— Directive —
Tally the lines in the listing below that contain "code" and report the tally alone.

— Records to process —
---*---

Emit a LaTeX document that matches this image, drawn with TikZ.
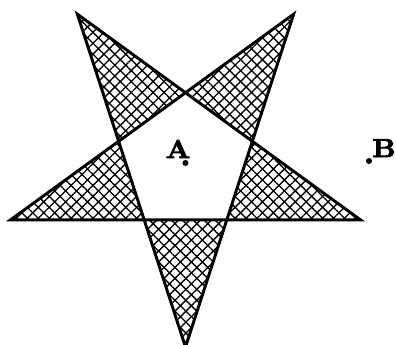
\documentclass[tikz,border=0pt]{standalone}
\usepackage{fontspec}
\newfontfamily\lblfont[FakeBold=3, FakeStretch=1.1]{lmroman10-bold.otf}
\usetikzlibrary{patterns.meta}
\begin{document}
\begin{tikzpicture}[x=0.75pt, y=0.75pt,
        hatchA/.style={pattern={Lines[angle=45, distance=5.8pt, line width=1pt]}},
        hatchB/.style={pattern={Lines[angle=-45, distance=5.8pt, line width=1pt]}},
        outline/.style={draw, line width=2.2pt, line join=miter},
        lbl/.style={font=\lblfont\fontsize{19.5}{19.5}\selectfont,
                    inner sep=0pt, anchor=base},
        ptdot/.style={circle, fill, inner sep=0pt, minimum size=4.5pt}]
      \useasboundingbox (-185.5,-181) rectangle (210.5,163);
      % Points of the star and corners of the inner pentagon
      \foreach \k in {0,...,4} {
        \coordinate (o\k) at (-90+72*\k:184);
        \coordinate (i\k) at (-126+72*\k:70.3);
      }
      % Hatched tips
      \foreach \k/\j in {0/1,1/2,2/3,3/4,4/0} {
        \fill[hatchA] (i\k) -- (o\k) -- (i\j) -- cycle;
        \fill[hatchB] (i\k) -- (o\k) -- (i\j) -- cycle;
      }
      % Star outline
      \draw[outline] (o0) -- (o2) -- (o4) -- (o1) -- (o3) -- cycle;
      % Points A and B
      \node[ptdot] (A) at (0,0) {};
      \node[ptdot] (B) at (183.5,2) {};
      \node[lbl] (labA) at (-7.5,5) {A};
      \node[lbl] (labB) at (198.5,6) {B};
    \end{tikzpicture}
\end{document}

---*---

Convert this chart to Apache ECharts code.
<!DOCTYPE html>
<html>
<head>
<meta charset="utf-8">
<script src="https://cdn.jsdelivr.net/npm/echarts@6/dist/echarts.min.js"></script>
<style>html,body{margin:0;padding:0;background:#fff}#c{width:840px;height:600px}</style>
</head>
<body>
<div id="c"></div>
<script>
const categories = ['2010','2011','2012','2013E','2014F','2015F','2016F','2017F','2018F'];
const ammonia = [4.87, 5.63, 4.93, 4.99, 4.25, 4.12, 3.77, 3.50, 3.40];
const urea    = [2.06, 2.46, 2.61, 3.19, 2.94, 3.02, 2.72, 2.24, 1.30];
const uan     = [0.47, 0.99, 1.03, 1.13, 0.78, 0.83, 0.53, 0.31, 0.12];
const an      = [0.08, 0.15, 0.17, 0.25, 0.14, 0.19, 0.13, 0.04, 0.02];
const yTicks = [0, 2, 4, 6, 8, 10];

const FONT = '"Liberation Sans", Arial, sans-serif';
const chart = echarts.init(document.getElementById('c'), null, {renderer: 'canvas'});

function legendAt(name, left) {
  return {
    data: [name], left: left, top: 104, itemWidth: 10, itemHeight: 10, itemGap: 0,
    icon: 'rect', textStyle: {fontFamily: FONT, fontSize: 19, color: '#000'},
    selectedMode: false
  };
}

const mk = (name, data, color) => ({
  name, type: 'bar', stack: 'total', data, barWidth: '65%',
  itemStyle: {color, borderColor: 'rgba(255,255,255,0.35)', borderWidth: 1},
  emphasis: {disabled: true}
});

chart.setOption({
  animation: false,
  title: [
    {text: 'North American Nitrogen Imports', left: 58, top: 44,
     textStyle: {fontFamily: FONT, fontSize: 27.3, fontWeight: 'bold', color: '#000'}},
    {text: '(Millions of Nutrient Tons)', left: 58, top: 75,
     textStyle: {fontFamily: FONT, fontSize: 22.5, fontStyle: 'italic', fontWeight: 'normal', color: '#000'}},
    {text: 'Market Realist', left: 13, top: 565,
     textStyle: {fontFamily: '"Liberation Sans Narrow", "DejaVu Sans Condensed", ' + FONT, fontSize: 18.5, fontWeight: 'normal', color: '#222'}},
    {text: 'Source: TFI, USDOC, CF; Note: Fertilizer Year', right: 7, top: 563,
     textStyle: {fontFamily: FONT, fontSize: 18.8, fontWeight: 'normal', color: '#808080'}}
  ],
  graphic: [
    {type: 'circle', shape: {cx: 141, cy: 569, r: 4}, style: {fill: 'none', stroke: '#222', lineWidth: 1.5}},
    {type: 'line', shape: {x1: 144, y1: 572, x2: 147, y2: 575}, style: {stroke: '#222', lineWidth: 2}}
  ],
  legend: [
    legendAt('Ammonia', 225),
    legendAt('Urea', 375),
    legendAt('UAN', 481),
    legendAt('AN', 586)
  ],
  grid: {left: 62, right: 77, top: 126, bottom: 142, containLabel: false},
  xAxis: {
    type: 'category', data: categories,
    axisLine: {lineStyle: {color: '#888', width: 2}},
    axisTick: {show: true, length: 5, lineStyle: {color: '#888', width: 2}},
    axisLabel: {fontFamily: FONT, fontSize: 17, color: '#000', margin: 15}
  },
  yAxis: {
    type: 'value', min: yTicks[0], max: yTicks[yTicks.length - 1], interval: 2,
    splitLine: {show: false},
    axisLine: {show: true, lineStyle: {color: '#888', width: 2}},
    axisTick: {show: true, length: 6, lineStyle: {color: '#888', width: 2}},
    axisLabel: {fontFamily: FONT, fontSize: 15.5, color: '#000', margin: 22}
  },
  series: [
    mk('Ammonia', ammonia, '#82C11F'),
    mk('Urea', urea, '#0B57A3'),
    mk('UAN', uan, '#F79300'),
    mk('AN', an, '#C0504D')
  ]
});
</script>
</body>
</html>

---*---

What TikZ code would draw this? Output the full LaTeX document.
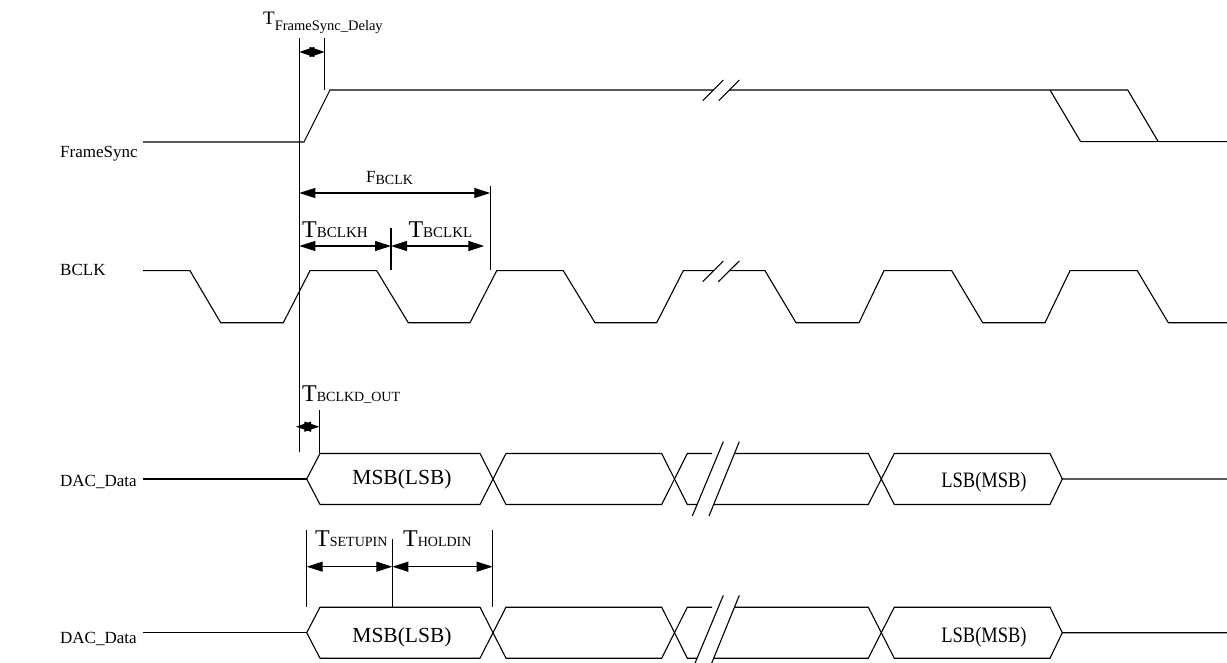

---*---

— In response —
2